If you’re one of the thousands of people who spent the early days of quarantine scrolling through your contacts and debating contacting your exes, Sean Leviashvili has one thing to say.
“The short answer is, ‘Don’t!’”
He knows whereof he speaks. As the curator of Instagram account To the Gays I’ve Kinda Dated, he reads the missives and messages that gay and bisexual men from around the world want to get off their chests regarding their ex. That can be an ex-partner, an ex-fling, or even a one-time hookup. The point is: We all have something we need to say to the men (formerly) in our lives.
“Obviously there are universal topics that really hit home for gay men and bisexual men,” Leviashvili says. “And in 2020 everyone can relate to ghosting. Unrequited love, the joy of meeting someone, hilarious hookups. I realized this is a space for men to share these types of experiences. Some of these letters definitely are super sexual, but a lot of them are about wishing someone knew how you felt.”
About those super sexual messages… One of the great, hilarious joys of the account are hearing about others’ randoms exual encounters, from the guy who thanked the stranger who saved him from a mugging “in so many ways” to the man who wistfully recalls a fireworks blowjob with a Disney character at Disney World. But just as joyous are Leviashvili’s captions.
Providing context, empathy, and wisecracks, Leviashvili’s commentary is what elevates the account.
“I don’t want to be crass about what they’ve been through,” he says. “My goal is to provide a space for gay and bisexual men to have their experiences validated.
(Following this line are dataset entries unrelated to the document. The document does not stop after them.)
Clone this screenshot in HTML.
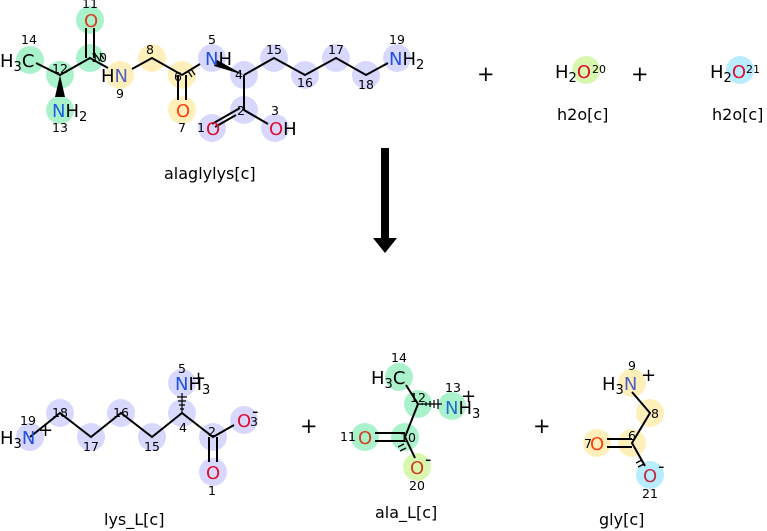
<!DOCTYPE html>
<html><head><meta charset="utf-8"><style>
body{margin:0;background:#fff}
svg{display:block;font-family:"DejaVu Sans","Liberation Sans",sans-serif}
.n{font-size:12.5px;fill:#000}
.a{font-size:18px}
.l{font-size:16px;fill:#000}
</style></head><body>
<svg width="767" height="531" viewBox="0 0 767 531" xmlns="http://www.w3.org/2000/svg">
<g fill="#aaf2cc">
<circle cx="30" cy="60" r="14"/><circle cx="60" cy="75" r="14"/><circle cx="60" cy="110" r="14"/><circle cx="90" cy="58" r="14"/><circle cx="90" cy="20" r="14"/>
<circle cx="399" cy="377" r="14"/><circle cx="418" cy="404" r="14"/><circle cx="452" cy="406" r="14"/><circle cx="405" cy="437" r="14"/><circle cx="365" cy="437" r="14"/>
</g>
<g fill="#fff0bb">
<circle cx="120" cy="75" r="14"/><circle cx="152" cy="58" r="14"/><circle cx="182" cy="75" r="14"/><circle cx="182" cy="110" r="14"/>
<circle cx="632" cy="383" r="14"/><circle cx="650" cy="413" r="14"/><circle cx="632" cy="443" r="14"/><circle cx="597" cy="443" r="14"/>
</g>
<g fill="#d8d8ff">
<circle cx="212" cy="58" r="14"/><circle cx="244" cy="75" r="14"/><circle cx="244" cy="110" r="14"/><circle cx="212" cy="128" r="14"/><circle cx="275" cy="128" r="14"/><circle cx="274" cy="58" r="14"/><circle cx="305" cy="75" r="14"/><circle cx="336" cy="58" r="14"/><circle cx="366" cy="75" r="14"/><circle cx="397" cy="58" r="14"/>
<circle cx="30" cy="437" r="14"/><circle cx="60" cy="413" r="14"/><circle cx="91" cy="437" r="14"/><circle cx="121" cy="413" r="14"/><circle cx="152" cy="437" r="14"/><circle cx="182" cy="413" r="14"/><circle cx="182" cy="383" r="14"/><circle cx="213" cy="437" r="14"/><circle cx="244" cy="420" r="14"/><circle cx="213" cy="472" r="14"/>
</g>
<circle cx="586" cy="70" r="14" fill="#d8f8b0"/><circle cx="417" cy="467" r="14" fill="#d8f8b0"/>
<circle cx="740" cy="70" r="14" fill="#b8ecff"/><circle cx="650" cy="475" r="14" fill="#b8ecff"/>

<g stroke="#000" stroke-width="2" fill="none">
<path d="M36 63L60 75L90 58L108 68M132 69L152 58L182 75L200 64M244 75L274 58L305 75L336 58L366 75L388 63M244 75V110L268 124M236 115L215 127M240 108L212 124"/>
<path d="M86 58V28M94 58V28M178 75V100M186 75V100"/>
<path d="M30 437L60 413L91 437L121 413L152 437L182 413L213 437L234 425M209 437V462M217 437V462"/>
<path d="M405 437L418 404M405 437L415 458M405 433H375M405 441H375M418 404L406 385"/>
<path d="M632 392L650 413L632 443L645 466M632 439H607M632 447H607"/>
</g>
<g stroke="#000" stroke-width="1.3"><path d="M96 55l4 6M100 53l4 6M188 71l4 6M191 69l4 6M398 447l6 -3M400 451l6-3M636 463l6-3M638 467l6-3"/></g>
<path d="M60 75L55 97H65Z" fill="#000"/>
<path d="M244 75L217 60L214 66Z" fill="#000"/>
<g stroke="#000" stroke-width="1.2"><path d="M182 413V393M180 409h4M179 405h6M178 401h8M177 397h10M418 404H442M422 403v2M426 402v4M430 401v6M434 400v8M438 399v10"/></g>

<g class="a">
<text x="0" y="67" fill="#000">H<tspan font-size="13" dy="4">3</tspan><tspan dy="-4">C</tspan></text>
<text x="52" y="117" fill="#2060e0">N<tspan fill="#000">H</tspan><tspan fill="#000" font-size="13" dy="4">2</tspan></text>
<text x="84" y="27" fill="#d04020">O</text>
<text x="101" y="82" fill="#000">H<tspan fill="#5060c0">N</tspan></text>
<text x="176" y="117" fill="#ff4010">O</text>
<text x="205" y="65" fill="#2050e0">N<tspan fill="#000">H</tspan></text>
<text x="206" y="135" fill="#e01030">O</text>
<text x="269" y="135" fill="#e01030">O<tspan fill="#000">H</tspan></text>
<text x="389" y="65" fill="#2050e0">N<tspan fill="#000">H</tspan><tspan fill="#000" font-size="13" dy="4">2</tspan></text>
<text x="555" y="78" fill="#000">H<tspan font-size="13" dy="4">2</tspan><tspan dy="-4" fill="#e01030">O</tspan></text>
<text x="710" y="78" fill="#000">H<tspan font-size="13" dy="4">2</tspan><tspan dy="-4" fill="#e01030">O</tspan></text>
<text x="0" y="444" fill="#000">H<tspan font-size="13" dy="4">3</tspan><tspan dy="-4" fill="#2050e0">N</tspan></text>
<text x="175" y="390" fill="#2050e0">N<tspan fill="#000">H</tspan><tspan fill="#000" font-size="13" dy="4">3</tspan></text>
<text x="237" y="427" fill="#e01030">O</text>
<text x="206" y="479" fill="#e01030">O</text>
<text x="371" y="384" fill="#000">H<tspan font-size="13" dy="4">3</tspan><tspan dy="-4">C</tspan></text>
<text x="445" y="414" fill="#2070d0">N<tspan fill="#000">H</tspan><tspan fill="#000" font-size="13" dy="4">3</tspan></text>
<text x="358" y="444" fill="#d04020">O</text>
<text x="410" y="474" fill="#d04020">O</text>
<text x="602" y="390" fill="#000">H<tspan font-size="13" dy="4">3</tspan><tspan dy="-4" fill="#5060c0">N</tspan></text>
<text x="590" y="450" fill="#ff4010">O</text>
<text x="643" y="482" fill="#c03040">O</text>
<text x="38" y="436" fill="#000">+</text><text x="191" y="384" fill="#000">+</text><text x="461" y="402" fill="#000">+</text><text x="641" y="381" fill="#000">+</text>
<text x="252" y="417" fill="#000">-</text><text x="425" y="465" fill="#000">-</text><text x="658" y="472" fill="#000">-</text>
</g>
<g class="n">
<text x="21" y="44">14</text><text x="52" y="73">12</text><text x="52" y="132">13</text><text x="82" y="8">11</text><text x="91" y="62">10</text><text x="116" y="98">9</text><text x="146" y="54">8</text><text x="174" y="81">6</text><text x="178" y="132">7</text><text x="208" y="44">5</text><text x="235" y="79">4</text><text x="237" y="115">2</text><text x="197" y="132">1</text><text x="271" y="115">3</text><text x="266" y="54">15</text><text x="297" y="87">16</text><text x="328" y="54">17</text><text x="358" y="89">18</text><text x="389" y="44">19</text>
<text x="592" y="73" font-size="11">20</text><text x="746" y="73" font-size="11">21</text>
<text x="20" y="425">19</text><text x="52" y="417">18</text><text x="83" y="451">17</text><text x="113" y="417">16</text><text x="144" y="451">15</text><text x="179" y="432">4</text><text x="178" y="373">5</text><text x="208" y="436">2</text><text x="250" y="426">3</text><text x="208" y="495">1</text>
<text x="391" y="362">14</text><text x="410" y="402">12</text><text x="445" y="392">13</text><text x="340" y="441">11</text><text x="400" y="442">10</text><text x="409" y="490">20</text>
<text x="628" y="370">9</text><text x="651" y="418">8</text><text x="628" y="440">6</text><text x="584" y="448">7</text><text x="642" y="498">21</text>
</g>
<g font-size="21" fill="#000"><text x="477" y="81">+</text><text x="631" y="81">+</text><text x="300" y="433">+</text><text x="533" y="433">+</text></g>
<text class="l" x="164" y="179">alaglylys[c]</text>
<text class="l" x="557" y="120">h2o[c]</text><text class="l" x="712" y="120">h2o[c]</text>
<text class="l" x="104" y="525">lys_L[c]</text><text class="l" x="375" y="518">ala_L[c]</text><text class="l" x="599" y="525">gly[c]</text>
<rect x="381" y="148" width="8" height="92" fill="#000"/>
<path d="M373 238H397L385 253Z" fill="#000"/>
</svg>
</body></html>
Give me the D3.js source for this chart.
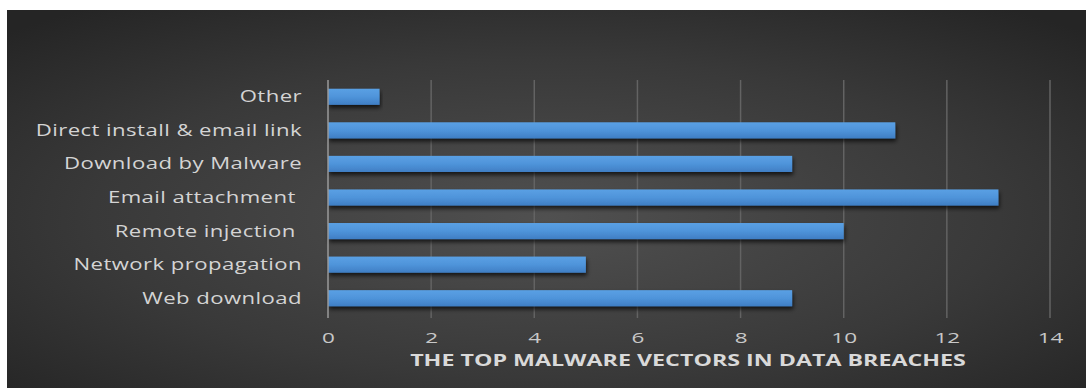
<!DOCTYPE html>
<html><head><meta charset="utf-8">
<script src="https://cdn.jsdelivr.net/npm/d3@7"></script>
<style>html,body{margin:0;padding:0;background:#fff;}svg{display:block;}</style>
</head><body>
<svg id="chart" width="1086" height="388"></svg>
<script>
const categories = ["Other","Direct install & email link","Download by Malware","Email attachment ","Remote injection ","Network propagation","Web download"];
const values = [1, 11, 9, 13, 10, 5, 9];
const xTicks = [0, 2, 4, 6, 8, 10, 12, 14];
const axisTitle = "THE TOP MALWARE VECTORS IN DATA BREACHES";

const svg = d3.select("#chart");
const W = 1086, H = 388;
const defs = svg.append("defs");
const rg = defs.append("radialGradient").attr("id","bg").attr("cx","0.5").attr("cy","0.55").attr("r","0.7");
rg.append("stop").attr("offset","0%").attr("stop-color","#505050");
rg.append("stop").attr("offset","60%").attr("stop-color","#393939");
rg.append("stop").attr("offset","100%").attr("stop-color","#252525");
const bg = defs.append("linearGradient").attr("id","bar").attr("x1",0).attr("y1",0).attr("x2",0).attr("y2",1);
bg.append("stop").attr("offset","0%").attr("stop-color","#5aa0e4");
bg.append("stop").attr("offset","50%").attr("stop-color","#4f94da");
bg.append("stop").attr("offset","100%").attr("stop-color","#3f7ec4");
const f = defs.append("filter").attr("id","sh").attr("x","-5%").attr("y","-30%").attr("width","110%").attr("height","180%");
f.append("feDropShadow").attr("dx",1).attr("dy",3).attr("stdDeviation",2).attr("flood-color","#000").attr("flood-opacity",0.7);

svg.append("rect").attr("x",7).attr("y",10).attr("width",W-7).attr("height",H-10).attr("fill","url(#bg)");

const x = d3.scaleLinear().domain([0,14]).range([328,1050]);
const y = d3.scaleBand().domain(categories).range([80,315]).paddingInner(0.52).paddingOuter(0.26);

// gridlines
svg.append("g").selectAll("line").data(xTicks.filter(d=>d>0)).join("line")
  .attr("x1",d=>x(d)).attr("x2",d=>x(d)).attr("y1",80).attr("y2",318)
  .attr("stroke","#636363").attr("stroke-width",1.5);

// bars
svg.append("g").selectAll("rect").data(values).join("rect")
  .attr("x",x(0)).attr("y",(d,i)=>y(categories[i]))
  .attr("width",d=>x(d)-x(0)).attr("height",y.bandwidth())
  .attr("fill","url(#bar)").attr("filter","url(#sh)");

// y axis line
svg.append("line").attr("x1",x(0)).attr("x2",x(0)).attr("y1",80).attr("y2",318)
  .attr("stroke","#9a9a9a").attr("stroke-width",1.5);

const font = "'Open Sans', 'Noto Sans', sans-serif";
// category labels (horizontally stretched like the reference)
svg.append("g").selectAll("text").data(categories).join("text")
  .attr("transform",d=>`translate(302,${y(d)+y.bandwidth()/2}) scale(1.43,1)`)
  .attr("dy","0.35em")
  .attr("text-anchor","end").attr("fill","#d4d4d4")
  .style("white-space","pre")
  .style("font-family",font).style("font-size","15.5px").style("letter-spacing","0.3px")
  .text(d=>d);

// x tick labels
const xAxis = d3.axisBottom(x).tickValues(xTicks).tickSize(0).tickPadding(0);
const gx = svg.append("g").attr("transform","translate(0,332)").call(xAxis);
gx.select(".domain").remove();
gx.selectAll("text").attr("fill","#c8c8c8").style("font-family",font).style("font-size","15px")
  .attr("dy","0.7em").attr("transform","scale(1.5,1)");

// axis title
svg.append("text").attr("transform","translate(688,366) scale(1.5,1)").attr("text-anchor","middle")
  .attr("fill","#d9d9d9").style("font-family",font).style("font-size","15.5px").style("font-weight","bold")
  .text(axisTitle);
</script>
</body></html>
The letters are really a launching point for a greater conversation.”
The account is an offshoot of To the Guys I’ve Kinda Dated, created by Leviashvili’s best friend, Rebecca. When that proved undeniably popular, To the Girls I’ve Kinda Dated quickly followed, and then came the gays. The initial idea came from a family friend of Rebecca’s, who listened to her stories of cute guys with bad breath and said, “When I was single, I’d go on a million dates and instead of getting down on the disappointment or awkwardness, my best friend and I would write letters to the guys and just send it to each other. And that was the best way for us to deal with the challenges of dating.”
And though the account helps achieve a form of closure, for some, sharing their stories has led to possible new chapters.
After Leviashvili posted a letter from a man reminiscing about having his first threesome with an Icelandic pilot and a French chemist in Reykjavik, within an hour he had an interesting reply.
“I got a message from a guy in Russia saying, ‘Hey, I’m that Russian chemist, would you mind sharing his information?’ So I screenshot it, send it to the American guy, and he goes, ‘Yep, that’s him!’ So I made a little shira between two guys who didn’t expect to meet again!”
Sometimes there’s God—and social media—so quickly.